During a public hearing in Zhuhai on December 21 organised by the Guangdong Development and Reform Commission (GDRC) officials said that they expect annual traffic flow of 21 million vehicle/journeys and annual income of CNY2.2 billion (US$338.29 million) over the first 30 years. They did not say when or if they would recover the investment cost.
Others at the hearing said that official projections of 65,000 vehicles a day using the bridge were too optimistic, given that there would be in future five bridges and tunnels that cross the Pearl River.
GDRC put forward two pricing plans. In both, private vehicles and taxis would pay CNY150 to cross the bridge, cargo trucks CNY115 and ordinary trucks CNY60. Coaches would pay CNY200 in one plan and CNY450 in the other.

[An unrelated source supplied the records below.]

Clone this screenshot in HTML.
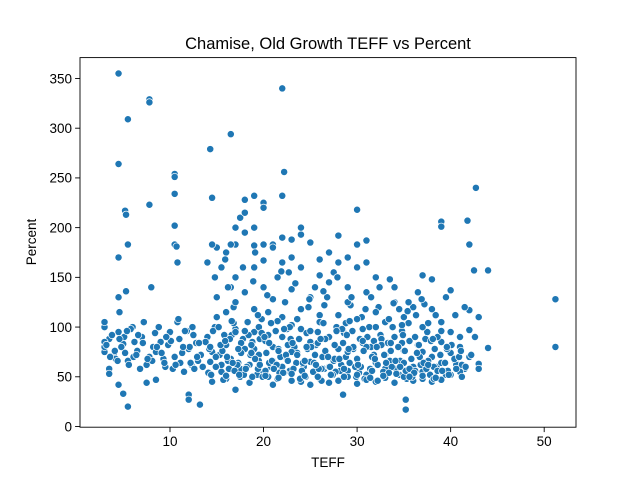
<!DOCTYPE html>
<html><head><meta charset="utf-8"><style>
body{margin:0;background:#fff;}
svg{display:block;font-family:"Liberation Sans","DejaVu Sans",sans-serif;}
</style></head><body>
<svg id="chart" width="640" height="480">
<rect x="0" y="0" width="640" height="480" fill="#fff"/>
<text x="328" y="49" font-size="16.5" text-anchor="middle">Chamise, Old Growth TEFF vs Percent</text>
<g id="marks"></g>
<g id="xticks"></g>
<g id="yticks"></g>
<rect x="80" y="57.6" width="496" height="369.6" fill="none" stroke="#000" stroke-width="0.9"/>
<text x="328" y="467" font-size="13.5" text-anchor="middle">TEFF</text>
<text x="0" y="0" font-size="13.5" text-anchor="middle" transform="translate(36,242) rotate(-90)">Percent</text>
</svg>
<script>
const teff = [
3,3.5,4,4.5,5,5.5,6,6.5,7,7.5,
3.8,4.2,4.8,5.2,5.8,6.2,6.8,7.2,7.8,8.2,
8.5,9,9.5,10,10.5,11,11.5,12,12.5,13,
8.8,9.3,9.8,10.3,10.8,11.3,11.8,12.3,12.8,13.3,
13.5,14,14.5,15,15.5,16,16.5,17,17.5,18,
13.8,14.3,14.8,15.3,15.8,16.3,16.8,17.3,17.8,18.3,
18.5,19,19.5,20,20.5,21,21.5,22,22.5,23,
18.8,19.3,19.8,20.3,20.8,21.3,21.8,22.3,22.8,23.3,
23.5,24,24.5,25,25.5,26,26.5,27,27.5,28,
23.8,24.3,24.8,25.3,25.8,26.3,26.8,27.3,27.8,28.3,
28.5,29,29.5,30,30.5,31,31.5,32,32.5,33,
28.8,29.3,29.8,30.3,30.8,31.3,31.8,32.3,32.8,33.3,
33.5,34,34.5,35,35.5,36,36.5,37,37.5,38,
33.8,34.3,34.8,35.3,35.8,36.3,36.8,37.3,37.8,38.3,
38.5,39,39.5,40,40.5,41,41.5,42,16.5,21.5,
14.5,15.5,16,17.5,18.5,19.5,20.5,21,22,23,
24,25,26,27,28,29,30,31,32,33,
34,35,36,37,38,39,40,41,25.5,26.5,
15,16,17,18,19,20,21,22,23,24,
25,26,27,28,29,30,31,32,33,34,
35,36,37,38,39,40,19.5,20.5,21.5,22.5,
15.6,16.6,17.6,18.6,19.6,20.6,21.6,22.6,23.6,24.6,
25.6,26.6,27.6,28.6,29.6,30.6,31.6,32.6,33.6,34.6,
35.6,36.6,37.6,38.6,39.6,40.6,18.2,20.2,22.2,24.2,
26.2,28.2,30.2,32.2,34.2,36.2,38.2,16.2,14.2,12.2,
17,19,21,23,25,27,29,31,33,35,
37,39,41,16.8,19.8,22.8,25.8,28.8,31.8,34.8,
4.5,7.8,7.8,22,5.5,16.5,14.3,4.5,10.5,10.5,
22.2,42.7,10.5,14.5,22,19,18,5.2,5.3,7.8,
10.5,17.5,20,20,30,41.8,39,39,5.5,10.5,
10.7,4.5,10.8,8,5.3,42,42.5,44,51.2,51.2,
35.2,35.2,28.5,13.2,12,12,5.5,5,4.5,7.5,
8.5,17,4.6,4.5,3,3,3,3,3,3.5,
3.5,37,38,40,37.2,42,43,42,42.6,44,
43,43,33.5,34,31,30,28,27,29,25,
24,24,23,22,21,20,19,17,16.5,15,
14.5,14,15.5,16,18,19,18,17,21,22,
26,28,30,31,32,29,26,24,23,20,
19,17,27.5,31.5,35.5,36.5,34.5,39.5,40.5,41.5,
14.1,14.9,15.7,16.4,17.2,17.9,18.7,19.4,20.2,20.9,
21.7,22.4,23.2,23.9,24.7,25.4,26.2,26.9,27.7,28.4,
29.2,29.9,30.7,31.4,32.2,32.9,33.7,34.4,35.2,35.9,
36.7,37.4,38.2,38.9,39.7,40.4,41.2,14.6,15.4,16.1,
16.9,17.6,18.4,19.1,19.9,20.6,21.4,22.1,22.9,23.6,
24.4,25.1,25.9,26.6,27.4,28.1,28.9,29.6,30.4,31.1,
31.9,32.6,33.4,34.1,34.9,35.6,36.4,37.1,37.9,38.6,
39.4,40.1,40.9,41.6,14.9,16.7,18.1,19.6,21.1,22.6,
24.1,25.6,27.1,28.6,30.1,31.6,33.1,34.6,36.1,37.6,
39.1,40.6,15.2,16.6,18.0,19.4,20.8,22.2,23.6,25.0,
26.4,27.8,29.2,30.6,32.0,33.4,34.8,36.2,37.6,39.0,
14.4,16.0,17.4,18.8,20.2,21.6,23.0,24.4,25.8,27.2,
28.6,30.0,31.4,32.8,34.2,35.6,37.0,38.4,39.8,41.2,
3.2,4.1,5.1,6.1,7.1,8.1,9.1,10.1,11.1,12.1,
3.6,4.6,5.6,6.6,7.6,8.6,9.6,10.6,11.6,12.6,
13.1,12.4,11.4,9.4,8.4,6.4,5.4,4.4,10.9,12.9,
14.8,16.2,17.8,18.9,20.4,21.9,23.4,24.9,26.4,27.9,
29.4,30.9,32.4,33.9,35.4,36.9,38.4,15.9,19.1,22.7,
14.3,15.9,17.3,18.7,20.1,21.6,23.1,24.6,26.1,27.6,
29.1,30.6,32.1,33.6,35.1,36.6,38.1,39.6,41.1,42.2
];
const percent = [
78,88,72,95,83,66,100,76,90,62,
92,68,80,74,98,85,58,105,70,80,
75,85,60,95,70,88,55,78,92,66,
100,68,82,58,105,74,96,62,84,72,
60,90,75,110,55,82,68,98,50,78,
85,65,100,72,92,58,120,64,88,105,
62,95,72,55,115,80,48,90,68,102,
85,52,108,74,60,96,70,125,56,80,
64,98,50,85,72,112,58,90,66,78,
88,60,120,55,95,70,130,52,100,62,
84,56,96,68,110,52,80,64,92,58,
70,122,60,88,48,100,72,120,55,84,
66,90,52,76,104,60,82,55,95,70,
100,58,84,48,68,112,62,88,52,78,
60,85,52,74,66,80,58,70,140,150,
45,62,48,58,44,66,50,42,60,46,
45,42,48,44,46,50,43,47,45,49,
44,50,46,48,45,47,52,55,140,122,
130,115,125,135,118,140,128,110,138,118,
130,105,145,112,125,108,135,115,105,125,
110,120,100,118,105,95,100,92,106,98,
76,92,84,72,88,64,78,82,74,94,
82,76,68,94,78,84,70,88,76,66,
86,74,66,90,78,62,60,56,54,64,
58,56,54,62,58,56,60,66,78,64,
95,78,66,75,65,60,75,80,72,64,
75,64,90,104,94,100,84,104,86,96,
355,329,326,340,309,294,279,264,254,251,
256,240,234,230,232,232,228,217,213,223,
202,210,225,220,218,207,206,201,183,183,
181,170,165,140,136,183,157,157,128,80,
27,17,32,22,32,27,20,33,42,44,
47,37,115,130,100,105,75,80,85,58,
53,152,148,137,123,117,110,97,90,79,
63,58,148,140,187,183,192,175,170,185,
193,200,188,190,183,183,182,183,183,180,
183,165,160,175,195,200,215,200,180,165,
168,165,160,165,150,140,152,160,170,167,
160,150,155,130,125,135,118,130,112,120,
54,70,47,88,62,52,74,58,86,66,
54,72,58,48,78,64,46,70,55,98,
64,50,76,58,46,72,60,80,56,50,
70,58,48,72,56,68,62,96,82,70,
56,74,92,68,50,84,62,54,88,72,
66,80,58,88,52,68,92,80,60,90,
68,82,54,66,92,58,74,64,86,56,
64,82,70,60,60,64,58,62,58,66,
56,62,60,58,62,56,64,60,54,62,
56,58,100,106,96,112,104,98,108,96,
104,96,106,98,100,108,102,90,104,96,
52,51,52,50,51,49,53,51,50,52,
50,52,49,51,53,50,51,49,52,50,
82,76,90,70,84,66,74,86,64,80,
70,88,62,92,68,80,90,62,96,58,
84,100,80,64,94,72,96,66,108,70,
150,140,160,146,132,156,144,128,136,150,
130,118,140,124,116,128,112,168,175,155,
80,86,78,82,90,76,84,80,88,82,
78,86,80,84,76,82,88,80,76,72
];
const xTickVals = [0,10,20,30,40,50];
const xTickLabels = ["0","10","20","30","40","50"];
const yTickVals = [0,50,100,150,200,250,300,350];
const yTickLabels = ["0","50","100","150","200","250","300","350"];

const NS = "http://www.w3.org/2000/svg";
const L=80,R=576,T=57.6,B=427.2;
const xMin=0.38,xMax=53.4,yMin=-0.7,yMax=371;
function xs(v){return L+(v-xMin)/(xMax-xMin)*(R-L);}
function ys(v){return B-(v-yMin)/(yMax-yMin)*(B-T);}

const marks=document.getElementById('marks');
for(let i=0;i<Math.min(teff.length,percent.length);i++){
  const c=document.createElementNS(NS,'circle');
  c.setAttribute('cx',xs(teff[i]).toFixed(2));
  c.setAttribute('cy',ys(percent[i]).toFixed(2));
  c.setAttribute('r','3.6');
  c.setAttribute('fill','#1f77b4');
  c.setAttribute('stroke','#fff');
  c.setAttribute('stroke-width','0.7');
  
  
  marks.appendChild(c);
}
const xg=document.getElementById('xticks');
xTickVals.forEach((v,i)=>{
  const x=xs(v); if(x<L-0.5||x>R+0.5) return;
  const ln=document.createElementNS(NS,'line');
  ln.setAttribute('x1',x);ln.setAttribute('x2',x);ln.setAttribute('y1',B);ln.setAttribute('y2',B+4.9);
  ln.setAttribute('stroke','#000');ln.setAttribute('stroke-width','0.9');
  
  
  xg.appendChild(ln);
  const t=document.createElementNS(NS,'text');
  t.setAttribute('x',x);t.setAttribute('y',B+19);t.setAttribute('font-size','13.5');t.setAttribute('text-anchor','middle');
  t.textContent=xTickLabels[i];
  
  
  xg.appendChild(t);
});
const yg=document.getElementById('yticks');
yTickVals.forEach((v,i)=>{
  const y=ys(v);
  const ln=document.createElementNS(NS,'line');
  ln.setAttribute('x1',L-4.9);ln.setAttribute('x2',L);ln.setAttribute('y1',y);ln.setAttribute('y2',y);
  ln.setAttribute('stroke','#000');ln.setAttribute('stroke-width','0.9');
  
  
  yg.appendChild(ln);
  const t=document.createElementNS(NS,'text');
  t.setAttribute('x',L-8);t.setAttribute('y',y+4.8);t.setAttribute('font-size','13.5');t.setAttribute('text-anchor','end');
  t.textContent=yTickLabels[i];
  
  
  yg.appendChild(t);
});
</script>
</body></html>
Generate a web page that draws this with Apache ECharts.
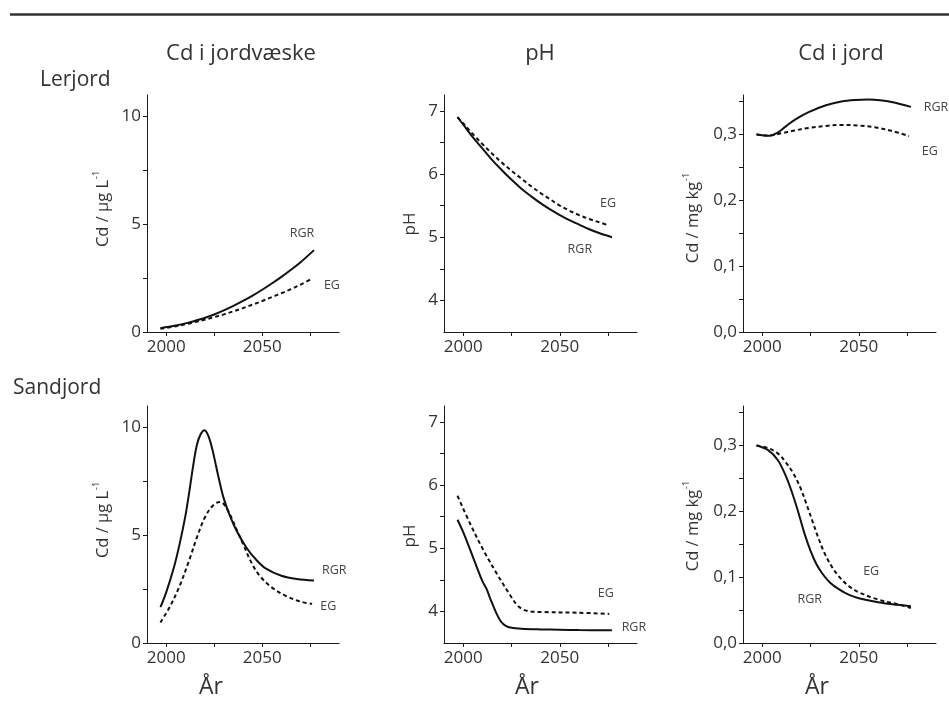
<!DOCTYPE html>
<html>
<head>
<meta charset="utf-8">
<script src="https://cdn.jsdelivr.net/npm/echarts@6/dist/echarts.min.js"></script>
<style>
html,body{margin:0;padding:0;background:#fff;}
#c{width:949px;height:702px;}
</style>
</head>
<body>
<div id="c"></div>
<script>
// ---------- DATA ----------
const columnTitles = ['Cd i jordvæske', 'pH', 'Cd i jord'];
const rowTitles = ['Lerjord', 'Sandjord'];
const xTickValues = [2000, 2025, 2050, 2075];
const xLabelValues = [2000, 2050];
const cdSolTicks = [0, 2.5, 5, 7.5, 10];
const cdSolLabels = [0, 5, 10];
const phTicks = [4, 4.5, 5, 5.5, 6, 6.5, 7];
const phLabels = [4, 5, 6, 7];
const cdSoilTicks = [0, 0.05, 0.1, 0.15, 0.2, 0.25, 0.3, 0.35];
const cdSoilLabels = [0, 0.1, 0.2, 0.3];

// Lerjord – Cd i jordvæske
const clayCdSolRGR_x = [1997,2005,2010,2015,2020,2025,2030,2035,2040,2045,2050,2055,2060,2065,2070,2077];
const clayCdSolRGR_y = [0.18,0.3,0.4,0.52,0.65,0.81,1.0,1.21,1.44,1.69,1.96,2.25,2.56,2.89,3.24,3.8];
const clayCdSolEG_x  = [1997,2005,2010,2015,2020,2025,2030,2035,2040,2045,2050,2055,2060,2065,2070,2076];
const clayCdSolEG_y  = [0.15,0.27,0.36,0.46,0.57,0.69,0.82,0.96,1.11,1.27,1.44,1.62,1.8,1.99,2.2,2.48];
// Lerjord – pH
const clayPhRGR_x = [1997,2000,2005,2010,2015,2020,2025,2030,2035,2040,2045,2050,2055,2060,2065,2070,2077];
const clayPhRGR_y = [6.9,6.78,6.58,6.4,6.22,6.06,5.91,5.77,5.65,5.54,5.44,5.35,5.27,5.2,5.13,5.07,5.0];
const clayPhEG_x  = [1997,2000,2005,2010,2015,2020,2025,2030,2035,2040,2045,2050,2055,2060,2065,2070,2075];
const clayPhEG_y  = [6.9,6.8,6.63,6.47,6.32,6.18,6.05,5.93,5.81,5.7,5.6,5.5,5.42,5.35,5.29,5.24,5.19];
// Lerjord – Cd i jord
const clayCdSoilRGR_x = [1997,2000,2004,2008,2012,2017,2024,2033,2041,2048,2055,2061,2067,2077];
const clayCdSoilRGR_y = [0.3,0.299,0.298,0.303,0.312,0.3227,0.334,0.3444,0.3502,0.3525,0.3532,0.3522,0.3495,0.342];
const clayCdSoilEG_x  = [1997,2001,2005,2010,2016,2024,2033,2041,2050,2059,2067,2076];
const clayCdSoilEG_y  = [0.3005,0.2985,0.299,0.302,0.3056,0.31,0.313,0.3146,0.3136,0.3106,0.3056,0.2975];
// Sandjord – Cd i jordvæske
const sandCdSolRGR_x = [1997,2000,2004,2007,2010,2012,2014,2016,2018,2020,2022,2024,2026,2028,2030,2033,2037,2042,2047,2052,2060,2068,2077];
const sandCdSolRGR_y = [1.66,2.35,3.5,4.6,5.9,7.0,8.2,9.2,9.7,9.88,9.6,9.0,8.2,7.4,6.7,5.95,5.15,4.4,3.85,3.45,3.12,2.97,2.9];
const sandCdSolEG_x  = [1997,2002,2007,2012,2016,2020,2024,2028,2030,2033,2037,2040,2044,2048,2054,2062,2070,2076];
const sandCdSolEG_y  = [0.95,1.7,2.65,3.85,4.9,5.8,6.35,6.55,6.45,6.0,5.2,4.6,3.8,3.2,2.65,2.2,1.92,1.82];
// Sandjord – pH
const sandPhRGR_x = [1997,2000,2003.5,2007,2010,2012,2014,2017,2019.5,2022,2025,2030,2040,2050,2060,2077];
const sandPhRGR_y = [5.45,5.25,4.98,4.7,4.47,4.36,4.2,3.98,3.84,3.77,3.74,3.725,3.715,3.71,3.705,3.7];
const sandPhEG_x  = [1997,2003.5,2010.4,2017.3,2024.2,2028.5,2032.9,2041.5,2058.8,2075.6];
const sandPhEG_y  = [5.83,5.39,4.97,4.6,4.26,4.08,4.01,3.99,3.98,3.96];
// Sandjord – Cd i jord
const sandCdSoilRGR_x = [1997,2003,2008,2012,2015,2018,2020,2022,2025,2028,2031,2035,2040,2045,2050,2060,2070,2077];
const sandCdSoilRGR_y = [0.3,0.293,0.278,0.255,0.232,0.205,0.185,0.165,0.14,0.12,0.106,0.092,0.081,0.073,0.068,0.062,0.058,0.056];
const sandCdSoilEG_x  = [1997,2003,2008,2012,2016,2020,2023,2026,2029,2032,2036,2040,2045,2050,2060,2070,2077];
const sandCdSoilEG_y  = [0.3,0.296,0.288,0.275,0.258,0.234,0.21,0.185,0.16,0.138,0.116,0.1,0.086,0.077,0.066,0.059,0.053];

// curve annotation anchors (data coordinates)
const annot = [
  {RGR:[2070.7,4.58], EG:[2086.3,2.18]},
  {RGR:[2060.4,4.80], EG:[2075,5.53]},
  {RGR:[2090,0.341], EG:[2086.8,0.275]},
  {RGR:[2087.5,3.35], EG:[2084.4,1.69]},
  {RGR:[2088.4,3.74], EG:[2073.8,4.29]},
  {RGR:[2024.6,0.066], EG:[2056.4,0.109]}
];

// ---------- CHART ----------
const FONT = '"Open Sans", "Noto Sans", sans-serif';
const TXT = '#333';
const AX = '#1a1a1a';

const grids = [
  {left:147, top:95, width:192, height:237},
  {left:444, top:95, width:193, height:237},
  {left:743, top:95, width:193, height:237},
  {left:147, top:406, width:192, height:237},
  {left:444, top:406, width:193, height:237},
  {left:743, top:406, width:193, height:237}
];

const yDefs = [
  {min:0, max:11, ticks:cdSolTicks, labels:cdSolLabels, fmt:v=>String(v)},
  {min:3.5, max:7.25, ticks:phTicks, labels:phLabels, fmt:v=>String(v)},
  {min:0, max:0.36, ticks:cdSoilTicks, labels:cdSoilLabels, fmt:v=>v.toFixed(1).replace('.', ',')}
];

const xAxes = grids.map((g,i)=>({
  type:'value', gridIndex:i, min:1990, max:2090,
  axisLine:{show:true, lineStyle:{color:AX, width:1}},
  axisTick:{show:true, inside:false, length:4, customValues:xTickValues, lineStyle:{color:AX}},
  axisLabel:{show:true, customValues:xLabelValues, margin:7, color:TXT, fontSize:17, fontFamily:FONT, formatter:v=>String(v)},
  splitLine:{show:false}
}));
const yAxes = grids.map((g,i)=>{
  const d = yDefs[i%3];
  return {
    type:'value', gridIndex:i, min:d.min, max:d.max,
    axisLine:{show:true, onZero:false, lineStyle:{color:AX, width:1}},
    axisTick:{show:true, inside:false, length:4, customValues:d.ticks, lineStyle:{color:AX}},
    axisLabel:{show:true, customValues:d.labels, margin:6, color:TXT, fontSize:17, fontFamily:FONT, formatter:d.fmt},
    splitLine:{show:false}
  };
});

const seriesSrc = [
  [clayCdSolRGR_x, clayCdSolRGR_y, clayCdSolEG_x, clayCdSolEG_y],
  [clayPhRGR_x, clayPhRGR_y, clayPhEG_x, clayPhEG_y],
  [clayCdSoilRGR_x, clayCdSoilRGR_y, clayCdSoilEG_x, clayCdSoilEG_y],
  [sandCdSolRGR_x, sandCdSolRGR_y, sandCdSolEG_x, sandCdSolEG_y],
  [sandPhRGR_x, sandPhRGR_y, sandPhEG_x, sandPhEG_y],
  [sandCdSoilRGR_x, sandCdSoilRGR_y, sandCdSoilEG_x, sandCdSoilEG_y]
];
const zip = (xs, ys) => xs.map((x,k)=>[x, ys[k]]);
function mp(name, coord){
  return {
    symbol:'circle', symbolSize:0, silent:true, animation:false,
    itemStyle:{color:'rgba(0,0,0,0)'},
    label:{show:true, position:'inside', formatter:name, color:'#444', fontSize:12.5, fontFamily:FONT},
    data:[{coord:coord}]
  };
}
const series = [];
seriesSrc.forEach((s,i)=>{
  series.push({
    type:'line', name:'RGR', xAxisIndex:i, yAxisIndex:i, data:zip(s[0], s[1]),
    smooth:0.35, showSymbol:false, symbol:'none', clip:false,
    lineStyle:{color:'#111', width:2, type:'solid'},
    markPoint: mp('RGR', annot[i].RGR)
  });
  series.push({
    type:'line', name:'EG', xAxisIndex:i, yAxisIndex:i, data:zip(s[2], s[3]),
    smooth:0.35, showSymbol:false, symbol:'none', clip:false,
    lineStyle:{color:'#111', width:2, type:[4,3]},
    markPoint: mp('EG', annot[i].EG)
  });
});

function txt(x, y, text, size, align, rot){
  return {type:'text', x:x, y:y, rotation:rot||0, silent:true,
    style:{text:text, fill:TXT, font:'normal ' + size + 'px ' + FONT, align:align||'center', verticalAlign:'middle'}};
}
function supName(x, y, main, sup){
  return {type:'text', x:x, y:y, rotation:Math.PI/2, silent:true,
    style:{text:'{a|' + main + '}{s|' + sup + '}', align:'center', verticalAlign:'middle',
      rich:{a:{fontSize:16.5, fontFamily:FONT, fill:TXT, lineHeight:20, verticalAlign:'bottom'},
            s:{fontSize:9, fontFamily:FONT, fill:TXT, lineHeight:20, verticalAlign:'top', padding:[0,0,0,1]}}}};
}

const graphic = [
  {type:'line', silent:true, shape:{x1:10, y1:14.5, x2:949, y2:14.5}, style:{stroke:'#333', lineWidth:2.6}},
  txt(241, 54, columnTitles[0], 22),
  txt(540, 54, columnTitles[1], 22),
  txt(841, 54, columnTitles[2], 22),
  txt(40, 80, rowTitles[0], 21, 'left'),
  txt(13, 388, rowTitles[1], 21, 'left'),
  txt(211, 687, 'År', 23),
  txt(527, 687, 'År', 23),
  txt(817, 687, 'År', 23),
  supName(102, 209, 'Cd / µg L', '-1'),
  supName(102, 520, 'Cd / µg L', '-1'),
  txt(410, 224, 'pH', 17, 'center', Math.PI/2),
  txt(410, 536, 'pH', 17, 'center', Math.PI/2),
  supName(692, 218, 'Cd / mg kg', '-1'),
  supName(692, 526, 'Cd / mg kg', '-1')
];

const chart = echarts.init(document.getElementById('c'), null, {renderer:'canvas', width:949, height:702});
chart.setOption({
  animation:false,
  backgroundColor:'#fff',
  grid:grids,
  xAxis:xAxes,
  yAxis:yAxes,
  series:series,
  graphic:graphic
});
</script>
</body>
</html>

Who will use the new bridge? On December 12 the HK Transport Department announced that it had agreed with the Guangdong government to increase the quota for HK cross-border private cars using the bridge from the 3,000 announced on August 25 to 10,000.
There is also a quota of 300 private cars in the mainland. Currently, 28,000 vehicles in Hong Kong and 3,000 in Guangdong have cross-border licences. They can also use the bridge.
Chief research officer at the Hong Kong-based One Country Two Systems Research Institute Fang Zhou said that delays in the construction of the bridge had given cities in the PRD time to greatly develop their port capacity, resulting in a situation where many exporters in the delta no longer need to use Hong Kong.
"Other PRD bridges will offer lower tariffs than the new bridge, while existing cargo barges to Hong Kong are even cheaper," he said. "In terms of time and convenience, the bridge is not so competitive."
The strongest economic argument for the bridge is traffic to Hong Kong International Airport (HKIA). In 2016, it handled 4.52 million tons of air cargo. Of this cargo, high value items that must be shipped quickly account for 10 per cent by volume but 40 per cent by value. The main items are fresh food, flowers, fashion, electronic goods and pharmaceuticals.
The bridge will enable producers west of the Pearl River to move their goods to HKIA more quickly.